## TASK OBJECTIVE
Extract, in full, the lines below, beginning at the first and ending with the line that contains "loads.forEach(l => times.forEach(t". Pictures do not belong in the copy.

## COLLECTED DATA
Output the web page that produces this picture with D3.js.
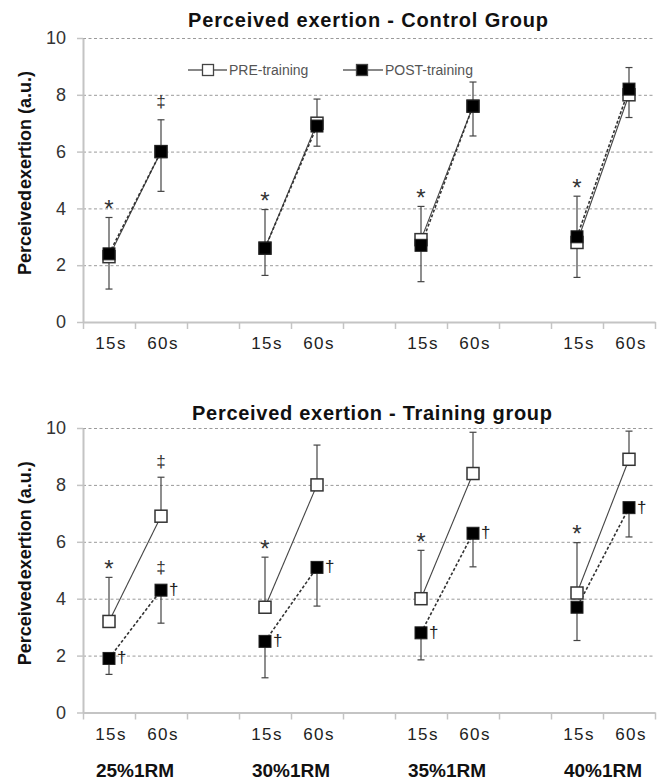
<!DOCTYPE html>
<html>
<head>
<meta charset="utf-8">
<script src="https://cdn.jsdelivr.net/npm/d3@7"></script>
<style>
  html, body { margin: 0; padding: 0; background: #fff; }
  svg { display: block; font-family: "Liberation Sans", Arial, sans-serif; }
</style>
</head>
<body>
<svg id="chart" width="664" height="780"></svg>
<script>
// ---------- DATA ----------
const loads = ["25%1RM", "30%1RM", "35%1RM", "40%1RM"];
const times = ["15s", "60s"];
const yTicks = [0, 2, 4, 6, 8, 10];
const seriesNames = ["PRE-training", "POST-training"];

// order: 25% 15s, 25% 60s, 30% 15s, 30% 60s, 35% 15s, 35% 60s, 40% 15s, 40% 60s
const controlPre    = [2.3, 6.0, 2.6, 7.0, 2.9, 7.6, 2.8, 8.0];
const controlPreSD  = [1.38, 1.12, 1.36, 0.85, 1.17, 0.85, 1.63, 0.96];
const controlPost   = [2.4, 6.0, 2.6, 6.9, 2.7, 7.6, 3.0, 8.2];
const controlPostSD = [1.24, 1.40, 0.96, 0.71, 1.28, 1.05, 1.43, 1.00];
const controlPreMarks  = ["*", "‡", "*", "", "*", "", "*", ""];
const controlPostMarks = ["", "", "", "", "", "", "", ""];
const controlPostDagger = [false, false, false, false, false, false, false, false];

const trainPre    = [3.2, 6.9, 3.7, 8.0, 4.0, 8.4, 4.2, 8.9];
const trainPreSD  = [1.55, 1.37, 1.76, 1.40, 1.70, 1.45, 1.77, 0.99];
const trainPost   = [1.9, 4.3, 2.5, 5.1, 2.8, 6.3, 3.7, 7.2];
const trainPostSD = [0.56, 1.16, 1.28, 1.36, 0.95, 1.18, 1.17, 1.03];
const trainPreMarks  = ["*", "‡", "*", "", "*", "", "*", ""];
const trainPostMarks = ["", "‡", "", "", "", "", "", ""];
const trainPostDagger = [true, true, true, true, true, true, false, true];

// ---------- SETUP ----------
const svg = d3.select("#chart");
svg.append("rect").attr("width", 664).attr("height", 780).attr("fill", "#fff");

// slots: 15s, 60s, gap, 15s, 60s, gap, ...
const slots = [];
loads.forEach((l, i) => {
  times.forEach(t => slots.push(l + "|" + t));
  if (i < loads.length - 1) slots.push(l + "|gap");
});
const pointSlots = [];
loads.forEach(l => times.forEach(t => pointSlots.push(l + "|" + t)));

const X0 = 83, X1 = 655;
const x = d3.scaleBand().domain(slots).range([X0, X1]).paddingInner(0).paddingOuter(0);
const xTicks = d3.scaleLinear().domain([0, slots.length]).range([X0, X1]);

function drawPanel(cfg) {
  const y = d3.scaleLinear().domain([0, 10]).range([cfg.yBottom, cfg.yTop]);
  const g = svg.append("g");

  // gridlines
  g.append("g")
    .attr("transform", `translate(${X0},0)`)
    .call(d3.axisLeft(y).tickValues(yTicks.filter(v => v > 0)).tickSize(-(X1 - X0)).tickFormat(""))
    .call(s => s.select(".domain").remove())
    .call(s => s.selectAll("line").attr("stroke", "#9a9a9a").attr("stroke-width", 1).attr("stroke-dasharray", "3,2.5"));

  // y axis
  g.append("g")
    .attr("transform", `translate(${X0},0)`)
    .call(d3.axisLeft(y).tickValues(yTicks).tickSize(6).tickSizeOuter(0).tickPadding(11))
    .call(s => s.select(".domain").attr("stroke", "#c4c4c4").attr("stroke-width", 2))
    .call(s => s.selectAll("line").attr("stroke", "#c4c4c4").attr("stroke-width", 1.5))
    .call(s => s.selectAll("text").attr("font-size", 18).attr("fill", "#333")
      .attr("font-family", "'Liberation Sans', Arial, sans-serif"));

  // x axis ticks at boundaries
  g.append("g")
    .attr("transform", `translate(0,${cfg.yBottom})`)
    .call(d3.axisBottom(xTicks).tickValues(d3.range(slots.length + 1)).tickSize(7).tickSizeOuter(0).tickFormat(""))
    .call(s => s.select(".domain").attr("stroke", "#c4c4c4").attr("stroke-width", 2))
    .call(s => s.selectAll("line").attr("stroke", "#c4c4c4").attr("stroke-width", 1.5));

  // x labels
  g.append("g")
    .attr("transform", `translate(2,${cfg.yBottom})`)
    .call(d3.axisBottom(x).tickSize(0).tickPadding(15).tickFormat(d => d.split("|")[1] === "gap" ? "" : d.split("|")[1]))
    .call(s => s.select(".domain").remove())
    .call(s => s.selectAll("text").attr("font-size", 17).attr("fill", "#222")
      .attr("letter-spacing", "1.4px")
      .attr("font-family", "'Liberation Sans', Arial, sans-serif"));

  // title
  g.append("text")
    .attr("x", cfg.titleX).attr("y", cfg.titleY)
    .attr("text-anchor", "middle")
    .attr("font-size", 20).attr("font-weight", "bold").attr("fill", "#111")
    .attr("textLength", 360).attr("lengthAdjust", "spacing")
    .text(cfg.title);

  // y title
  const yt = g.append("text")
    .attr("transform", `translate(31,${(cfg.yTop + cfg.yBottom) / 2 - 7}) rotate(-90)`)
    .attr("text-anchor", "middle")
    .attr("font-size", 18).attr("font-weight", "bold").attr("fill", "#111");
  yt.append("tspan").text("Perceived");
  yt.append("tspan").attr("dx", -4).text(" exertion (a.u.)");

  const cx = i => x(pointSlots[i]) + x.bandwidth() / 2;

  // connecting lines per load (15s -> 60s)
  loads.forEach((l, k) => {
    const i0 = 2 * k, i1 = 2 * k + 1;
    g.append("line")
      .attr("x1", cx(i0)).attr("y1", y(cfg.pre[i0]))
      .attr("x2", cx(i1)).attr("y2", y(cfg.pre[i1]))
      .attr("stroke", "#444").attr("stroke-width", 1.1);
    g.append("line")
      .attr("x1", cx(i0)).attr("y1", y(cfg.post[i0]))
      .attr("x2", cx(i1)).attr("y2", y(cfg.post[i1]))
      .attr("stroke", "#333").attr("stroke-width", 1.6).attr("stroke-dasharray", "3,2");
  });

  // error bars: PRE up, POST down
  const eb = g.append("g").attr("stroke", "#444").attr("stroke-width", 1.2);
  cfg.pre.forEach((v, i) => {
    const top = y(v + cfg.preSD[i]);
    eb.append("line").attr("x1", cx(i)).attr("x2", cx(i)).attr("y1", y(v)).attr("y2", top);
    eb.append("line").attr("x1", cx(i) - 3.5).attr("x2", cx(i) + 3.5).attr("y1", top).attr("y2", top);
  });
  cfg.post.forEach((v, i) => {
    const bot = y(v - cfg.postSD[i]);
    eb.append("line").attr("x1", cx(i)).attr("x2", cx(i)).attr("y1", y(v)).attr("y2", bot);
    eb.append("line").attr("x1", cx(i) - 3.5).attr("x2", cx(i) + 3.5).attr("y1", bot).attr("y2", bot);
  });

  const S = 12;
  // PRE squares
  g.selectAll(".pre").data(cfg.pre).join("rect")
    .attr("x", (d, i) => cx(i) - S / 2).attr("y", d => y(d) - S / 2)
    .attr("width", S).attr("height", S)
    .attr("fill", "#fff").attr("stroke", "#333").attr("stroke-width", 1.5);
  // POST squares
  g.selectAll(".post").data(cfg.post).join("rect")
    .attr("x", (d, i) => cx(i) - S / 2).attr("y", d => y(d) - S / 2)
    .attr("width", S).attr("height", S)
    .attr("fill", "#000").attr("stroke", "#222").attr("stroke-width", 1);

  // annotations above PRE error bars
  cfg.preMarks.forEach((m, i) => {
    if (!m) return;
    const top = y(cfg.pre[i] + cfg.preSD[i]);
    if (m === "*") {
      g.append("text").attr("x", cx(i)).attr("y", top - 14 + 13.5)
        .attr("text-anchor", "middle").attr("font-size", 24).attr("fill", "#333").text("*");
    } else {
      g.append("text").attr("x", cx(i)).attr("y", top - cfg.ddOffset + 5)
        .attr("text-anchor", "middle").attr("font-size", 17).attr("fill", "#333").text(m);
    }
  });
  cfg.postMarks.forEach((m, i) => {
    if (!m) return;
    g.append("text").attr("x", cx(i)).attr("y", y(cfg.post[i]) - 22 + 5)
      .attr("text-anchor", "middle").attr("font-size", 17).attr("fill", "#333").text(m);
  });
  cfg.postDagger.forEach((on, i) => {
    if (!on) return;
    g.append("text").attr("x", cx(i) + 8).attr("y", y(cfg.post[i]) + 5)
      .attr("font-size", 17).attr("fill", "#222").text("†");
  });

  return g;
}

drawPanel({
  title: "Perceived exertion - Control Group", titleX: 368, titleY: 27,
  yTop: 38, yBottom: 322,
  pre: controlPre, preSD: controlPreSD, post: controlPost, postSD: controlPostSD,
  preMarks: controlPreMarks, postMarks: controlPostMarks, postDagger: controlPostDagger,
  ddOffset: 18
});

const bottom = drawPanel({
  title: "Perceived exertion - Training group", titleX: 372, titleY: 420,
  yTop: 428, yBottom: 712.5,
  pre: trainPre, preSD: trainPreSD, post: trainPost, postSD: trainPostSD,
  preMarks: trainPreMarks, postMarks: trainPostMarks, postDagger: trainPostDagger,
  ddOffset: 15
});

// load labels under bottom chart
loads.forEach(l => {
  const c = (x(l + "|15s") + x(l + "|60s") + x.bandwidth()) / 2;
  bottom.append("text").attr("x", c).attr("y", 777)
    .attr("text-anchor", "middle").attr("font-size", 19).attr("font-weight", "bold")
    .attr("fill", "#111").text(l);
});

// legend (top chart)
const leg = svg.append("g");
const legItems = [
  { name: seriesNames[0], x0: 188, x1: 227, cx: 208, fill: "#fff", tx: 229 },
  { name: seriesNames[1], x0: 343, x1: 383, cx: 362, fill: "#000", tx: 385 }
];
legItems.forEach(it => {
  leg.append("line").attr("x1", it.x0).attr("x2", it.x1).attr("y1", 70).attr("y2", 70)
    .attr("stroke", "#888").attr("stroke-width", 2);
  leg.append("rect").attr("x", it.cx - 5.5).attr("y", 64.5).attr("width", 11).attr("height", 11)
    .attr("fill", it.fill).attr("stroke", "#444").attr("stroke-width", 1.3);
  leg.append("text").attr("x", it.tx).attr("y", 75).attr("font-size", 14).attr("fill", "#555")
    .text(it.name);
});
</script>
</body>
</html>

## EXERCISE RESULT
Output the web page that produces this picture with D3.js.
<!DOCTYPE html>
<html>
<head>
<meta charset="utf-8">
<script src="https://cdn.jsdelivr.net/npm/d3@7"></script>
<style>
  html, body { margin: 0; padding: 0; background: #fff; }
  svg { display: block; font-family: "Liberation Sans", Arial, sans-serif; }
</style>
</head>
<body>
<svg id="chart" width="664" height="780"></svg>
<script>
// ---------- DATA ----------
const loads = ["25%1RM", "30%1RM", "35%1RM", "40%1RM"];
const times = ["15s", "60s"];
const yTicks = [0, 2, 4, 6, 8, 10];
const seriesNames = ["PRE-training", "POST-training"];

// order: 25% 15s, 25% 60s, 30% 15s, 30% 60s, 35% 15s, 35% 60s, 40% 15s, 40% 60s
const controlPre    = [2.3, 6.0, 2.6, 7.0, 2.9, 7.6, 2.8, 8.0];
const controlPreSD  = [1.38, 1.12, 1.36, 0.85, 1.17, 0.85, 1.63, 0.96];
const controlPost   = [2.4, 6.0, 2.6, 6.9, 2.7, 7.6, 3.0, 8.2];
const controlPostSD = [1.24, 1.40, 0.96, 0.71, 1.28, 1.05, 1.43, 1.00];
const controlPreMarks  = ["*", "‡", "*", "", "*", "", "*", ""];
const controlPostMarks = ["", "", "", "", "", "", "", ""];
const controlPostDagger = [false, false, false, false, false, false, false, false];

const trainPre    = [3.2, 6.9, 3.7, 8.0, 4.0, 8.4, 4.2, 8.9];
const trainPreSD  = [1.55, 1.37, 1.76, 1.40, 1.70, 1.45, 1.77, 0.99];
const trainPost   = [1.9, 4.3, 2.5, 5.1, 2.8, 6.3, 3.7, 7.2];
const trainPostSD = [0.56, 1.16, 1.28, 1.36, 0.95, 1.18, 1.17, 1.03];
const trainPreMarks  = ["*", "‡", "*", "", "*", "", "*", ""];
const trainPostMarks = ["", "‡", "", "", "", "", "", ""];
const trainPostDagger = [true, true, true, true, true, true, false, true];

// ---------- SETUP ----------
const svg = d3.select("#chart");
svg.append("rect").attr("width", 664).attr("height", 780).attr("fill", "#fff");

// slots: 15s, 60s, gap, 15s, 60s, gap, ...
const slots = [];
loads.forEach((l, i) => {
  times.forEach(t => slots.push(l + "|" + t));
  if (i < loads.length - 1) slots.push(l + "|gap");
});
const pointSlots = [];
loads.forEach(l => times.forEach(t => pointSlots.push(l + "|" + t)));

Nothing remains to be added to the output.